The Atlantic

King Charles’s Absurd, Awe-Inspiring Coronation

Where does Britain keep all these horses and bishops the rest of the time?
Source: Glyn Kirk / AFP / Getty

Updated at 11:43 a.m. ET on May 8, 2023.

Sometimes the scriptwriters of reality are a little too on the nose. The British throne, the centerpiece of today’s coronation of Charles III, not only houses a sacred artifact forcibly removed from its owners—the Stone of Destiny, taken from the Scots by Edward I in 1296—but is covered in schoolboy graffiti. According to one scrawl from 1800, someone named “P. Abbott” once slept in it. The Coronation Chair, as it’s officially known, also has damage from a 1914 bomb attack attributed to militant suffragettes.

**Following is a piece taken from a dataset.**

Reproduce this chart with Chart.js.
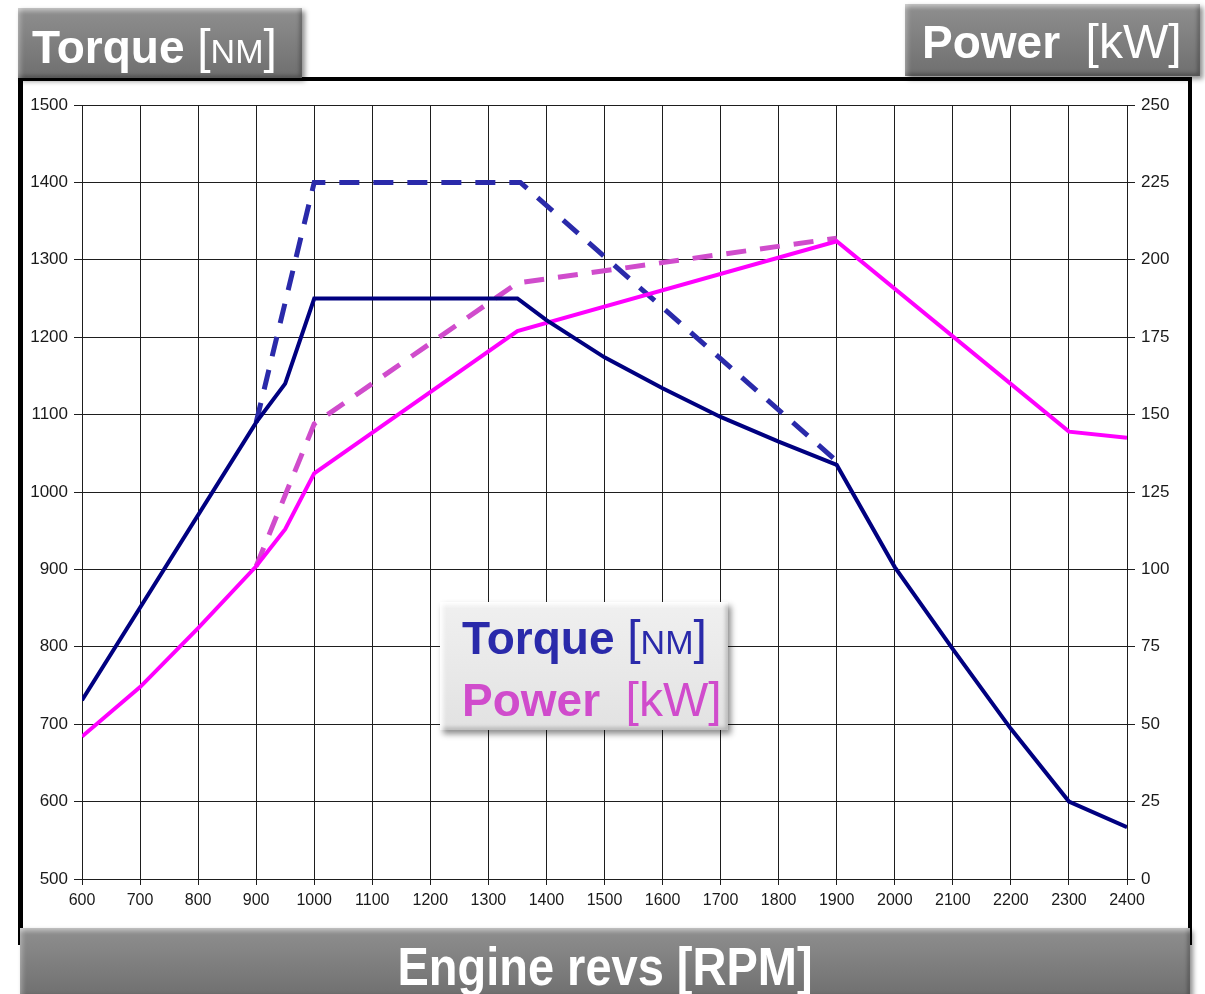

It’s almost too much, isn’t it? The British monarchy is at once a symbol of colonialist plunder, a tradition that many Britons profess to love while cheerfully disrespecting, and an institution that has been dented but not defeated by the forces of social change. I bet the chair even creaks in a manner reminiscent of imperial decline. Britain might now seem like a fading power, but we are a world-beating exporter of metaphors about the state of our nation. At one point today, a gold coach, in the pouring rain.